Quantitative comparisons indicate that the distribution of disparity and normal information in IRS aligns well with real-world indoor environments, addressing the disparities often observed when models trained on synthetic data are tested on natural data.

Numerical Results and Experiments

The experimental results reveal the effectiveness of the IRS dataset in training deep models for both disparity and surface normal estimation. The DTN-Net shows significant improvements over other existing architectures, achieving state-of-the-art results in normal estimation tasks. The paper notably demonstrates that models trained on IRS exhibit better generalization to both synthetic and real-world datasets. Specifically, models trained with IRS data demonstrate higher accuracy and robustness, particularly in dealing with the visual richness presented by indoor scenes.

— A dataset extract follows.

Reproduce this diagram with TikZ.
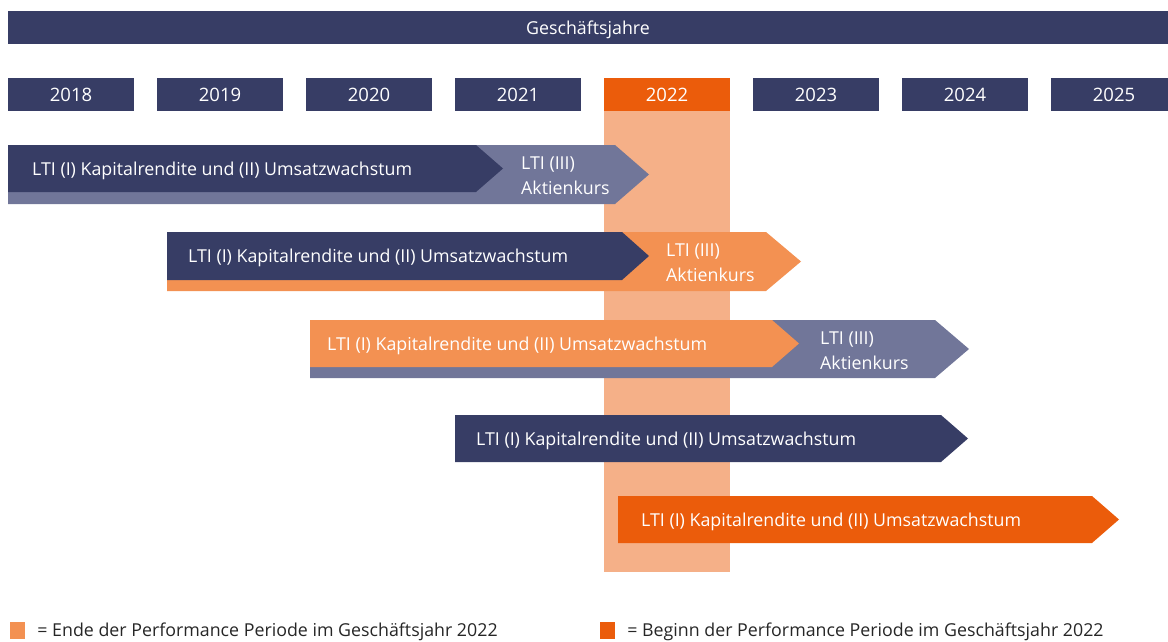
\documentclass[tikz,border=0pt]{standalone}
\usepackage{fontspec}
\setmainfont{Open Sans}
\usepackage{tikz}
\usepackage{xcolor}
\usetikzlibrary{positioning}

\definecolor{navy}{HTML}{373D65}
\definecolor{lilac}{HTML}{717699}
\definecolor{apricot}{HTML}{F39152}
\definecolor{peach}{HTML}{F5B088}
\definecolor{flame}{HTML}{EB5C0B}

\begin{document}
\begin{tikzpicture}[
  x=1pt,y=-1pt,
  every node/.style={text=white,inner sep=0pt,font=\fontsize{17.8}{25}\selectfont},
  yearbox/.style={minimum width=126pt,minimum height=33pt,font=\fontsize{18.5}{22}\selectfont},
  bartext/.style={anchor=west,yshift=-2pt},
  keybox/.style={minimum width=15pt,minimum height=17pt},
  keytext/.style={text=black!85,anchor=west,yshift=-1pt}
  ]

  \useasboundingbox (0,0) rectangle (1168,642);

  % Spalte 2022
  \fill[peach] (604,111) rectangle (730,572);

  \node[fill=navy,minimum width=1160pt,minimum height=33pt,text height=13pt,text depth=2pt] (gj) at (588,27.5) {};
  \node[yshift=-2.5pt] (gjtext) at (gj) {Geschäftsjahre};

  \foreach \yr/\col [count=\i from 0] in {2018/navy,2019/navy,2020/navy,2021/navy,
      2022/flame,2023/navy,2024/navy,2025/navy}
    \node[yearbox,fill=\col] (y\yr) at (71+149*\i,94.5) {\yr};

  % Zeile 1
  \fill[lilac] (8,145) -- (615,145) -- (649,174.5) -- (615,204) -- (8,204) -- cycle;
  \fill[navy] (8,145) -- (476,145) -- (503,168.5) -- (476,192) -- (8,192) -- cycle;
  \node[bartext] (a1) at (32,168.5) {LTI (I) Kapitalrendite und (II) Umsatzwachstum};
  \node[bartext,align=left] (a3) at (521,174) {LTI (III)\\Aktienkurs};

  % Zeile 2
  \fill[apricot] (167,232) -- (766,232) -- (801,261.5) -- (766,291) -- (167,291) -- cycle;
  \fill[navy] (167,232) -- (622,232) -- (649,256) -- (622,280) -- (167,280) -- cycle;
  \node[bartext] (b1) at (188,256) {LTI (I) Kapitalrendite und (II) Umsatzwachstum};
  \node[bartext,align=left] (b3) at (666,261) {LTI (III)\\Aktienkurs};

  % Zeile 3
  \fill[lilac] (310,320) -- (935,320) -- (969,349) -- (935,378) -- (310,378) -- cycle;
  \fill[apricot] (310,320) -- (772,320) -- (799,343.5) -- (772,367) -- (310,367) -- cycle;
  \node[bartext] (c1) at (327,343.5) {LTI (I) Kapitalrendite und (II) Umsatzwachstum};
  \node[bartext,align=left] (c3) at (820,349) {LTI (III)\\Aktienkurs};

  % Zeile 4
  \fill[navy] (455,415) -- (941,415) -- (968,438.5) -- (941,462) -- (455,462) -- cycle;
  \node[bartext] (d1) at (476,438.5) {LTI (I) Kapitalrendite und (II) Umsatzwachstum};

  % Zeile 5
  \fill[flame] (618,496) -- (1092,496) -- (1119,519.5) -- (1092,543) -- (618,543) -- cycle;
  \node[bartext] (e1) at (641,519.5) {LTI (I) Kapitalrendite und (II) Umsatzwachstum};

  % Legende
  \node[keybox,fill=apricot] (kend) at (17.5,630.5) {};
  \node[keytext,right=12pt of kend] {= Ende der Performance Periode im Geschäftsjahr 2022};
  \node[keybox,fill=flame] (kbeg) at (607.5,630.5) {};
  \node[keytext,right=12pt of kbeg] {= Beginn der Performance Periode im Geschäftsjahr 2022};
\end{tikzpicture}
\end{document}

The paper also provides compelling evidence that disparity estimation models, such as FADNet and GwcNet, when trained on IRS outperform those trained on traditional datasets like FlyingThings3D when applied to real-world scenarios, highlighting the dataset's practical relevance.

Implications and Future Directions

The IRS dataset contributes significantly to the stereo vision community by providing a robust platform for training deep learning models tailored to indoor robotics applications. It fills a critical gap by offering a large-scale, high-quality resource that incorporates comprehensive ground-truth data for both disparity and normals.

The framework and methodology adopted in constructing IRS open up avenues for even more realistic synthetic data generation, potentially extending into various environments beyond the current indoor focus. Future developments may explore further enhancement of realism, such as real-time lighting adjustments and dynamic object interactions, to better prepare models for diverse operational settings.

In conclusion, this work is poised to drive forward the capabilities of AI in indoor robotics, with IRS serving as a benchmark for training advanced neural architectures in the field of stereo vision.